A tip to have in mind – Regardless of whether you choose a synthetic or natural filament for your project, look closely at the end of the bristles. They should be flagged and look fuzzy. The split tips help spread the paint and provide a smooth and even finish without forming bubbles.
This is the metal part, fixing the bristle to the handle. The ferrule can be tin-plated, nickel-plated, copper-plated, or made of stainless steel. They are all workable options and generally do not affect the overall quality of the brush. On some rare occasions, when very aggressive paints are to be applied, a stainless-steel ferrule is the best option.
A tip to have in mind – An important specification is how the handle is fixed to the ferrule –through nailing or immersion. They are both very popular options, but brushes manufactured using the nailing technology are considered much more durable.

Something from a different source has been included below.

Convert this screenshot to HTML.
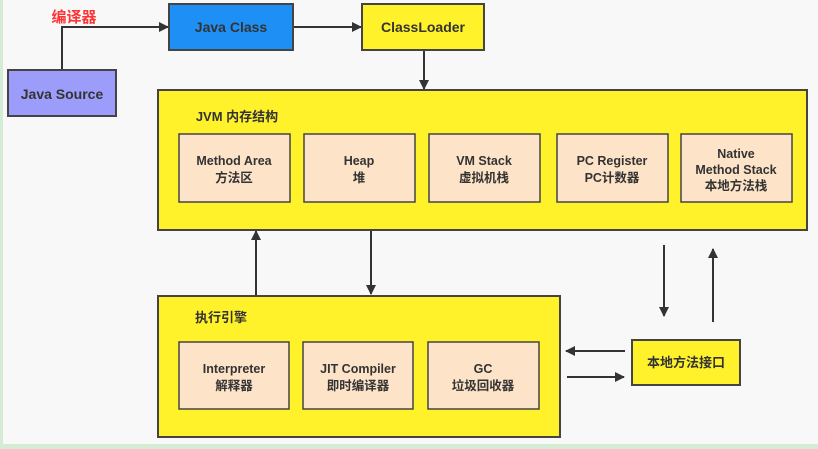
<!DOCTYPE html>
<html><head><meta charset="utf-8"><style>
html,body{margin:0;padding:0;width:818px;height:449px;overflow:hidden;background:#f8f8f8}
svg{display:block}
text{font-family:"Liberation Sans","Noto Sans CJK SC",sans-serif;font-weight:bold;fill:#333;text-anchor:middle}
</style></head><body>
<svg width="818" height="449" viewBox="0 0 818 449">
<defs><marker id="a" markerWidth="10" markerHeight="10" refX="9" refY="5" orient="auto" markerUnits="userSpaceOnUse"><path d="M0,0 L10,5 L0,10 z" fill="#333"/></marker></defs>
<rect x="0" y="0" width="3" height="449" fill="#d4ecd4"/>
<rect x="0" y="444" width="818" height="5" fill="#d4ecd4"/>
<g stroke="#333" stroke-width="2" fill="none">
<polyline points="62,70 62,27 168,27" marker-end="url(#a)"/>
<line x1="293" y1="27" x2="361" y2="27" marker-end="url(#a)"/>
<line x1="424" y1="51" x2="424" y2="89" marker-end="url(#a)"/>
<line x1="256" y1="295" x2="256" y2="231" marker-end="url(#a)"/>
<line x1="371" y1="230" x2="371" y2="294" marker-end="url(#a)"/>
<line x1="664" y1="245" x2="664" y2="316" marker-end="url(#a)"/>
<line x1="713" y1="322" x2="713" y2="249" marker-end="url(#a)"/>
<line x1="625" y1="351" x2="566" y2="351" marker-end="url(#a)"/>
<line x1="567" y1="377" x2="624" y2="377" marker-end="url(#a)"/>
</g>
<g stroke="#444" stroke-width="2">
<rect x="8" y="70" width="108" height="46" fill="#9c9cfa"/>
<rect x="169" y="4" width="124" height="46" fill="#1e90f5"/>
<rect x="362" y="4" width="122" height="46" fill="#fff22a"/>
<rect x="158" y="90" width="649" height="140" fill="#fff22a"/>
<rect x="158" y="296" width="402" height="141" fill="#fff22a"/>
<rect x="632" y="340" width="108" height="45" fill="#fff22a"/>
<g fill="#fde3c8" stroke-width="1.5">
<rect x="179" y="134" width="111" height="68"/><rect x="304" y="134" width="111" height="68"/>
<rect x="429" y="134" width="111" height="68"/><rect x="557" y="134" width="111" height="68"/>
<rect x="681" y="134" width="111" height="68"/>
<rect x="179" y="342" width="110" height="67"/><rect x="303" y="342" width="110" height="67"/>
<rect x="428" y="342" width="111" height="67"/>
</g></g>
<text x="74" y="22" style="fill:#f33;font-size:15px">编译器</text>
<text x="62" y="99" font-size="14">Java Source</text>
<text x="231" y="32" font-size="14">Java Class</text>
<text x="423" y="32" font-size="14">ClassLoader</text>
<text x="237" y="121" font-size="13">JVM 内存结构</text>
<text x="221" y="322" font-size="13">执行引擎</text>
<text x="686" y="367" font-size="13">本地方法接口</text>
<g font-size="12.5">
<text x="234" y="165">Method Area</text><text x="234" y="182">方法区</text>
<text x="359" y="165">Heap</text><text x="359" y="182">堆</text>
<text x="484" y="165">VM Stack</text><text x="484" y="182">虚拟机栈</text>
<text x="612" y="165">PC Register</text><text x="612" y="182">PC计数器</text>
<text x="736" y="158">Native</text><text x="736" y="174">Method Stack</text><text x="736" y="190">本地方法栈</text>
<text x="234" y="373">Interpreter</text><text x="234" y="390">解释器</text>
<text x="358" y="373">JIT Compiler</text><text x="358" y="390">即时编译器</text>
<text x="483" y="373">GC</text><text x="483" y="390">垃圾回收器</text>
</g>
</svg>
</body></html>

If you separate the bristle of a paintbrush by the middle, you will see 1 to 3 (depending on the size of the brush) thin but long plugs. They are used to provide a reservoir that holds paint in the brush and allows for longer application before the next dip is needed. The wedges are usually wooden or plastic.
A tip to have in mind – Always choose a brush with plastic wedges because the wooden ones absorb the paint and, soon after, ruin the brush.
The resin is used to glue the bristles in the “head” of the brush and prevent them from shedding during work. There are 2 types of resin used in the paintbrush manufacturing process – polyester and epoxy.
A tip to have in mind –Polyester resin is unsafe for the workers involved in its production process due to its dangerous fumes. It also worsens the quality of the brush as it accelerates the rusting process. Always choose a brush with an epoxy resin made by a manufacturer that uses a specific formula for the material meant for paint brushes.
6. Size and thickness
Lastly, choose the size and thickness of the brush, depending on the project you are about to execute.
A tip to have in mind – 20 and 30mm brushes are great for painting windows and trims; 50-70mm. brushes are perfect for cutting in, and the bigger sizes up to 100mm are usually used for painting larger areas of your home.
At the end of the day, no matter which brush you choose, you will cover the treated area. However, the overall result is widely dependent on the quality of the tool. Buy the best brush you can afford, and you will realize the potential of high-end paints to their fullest.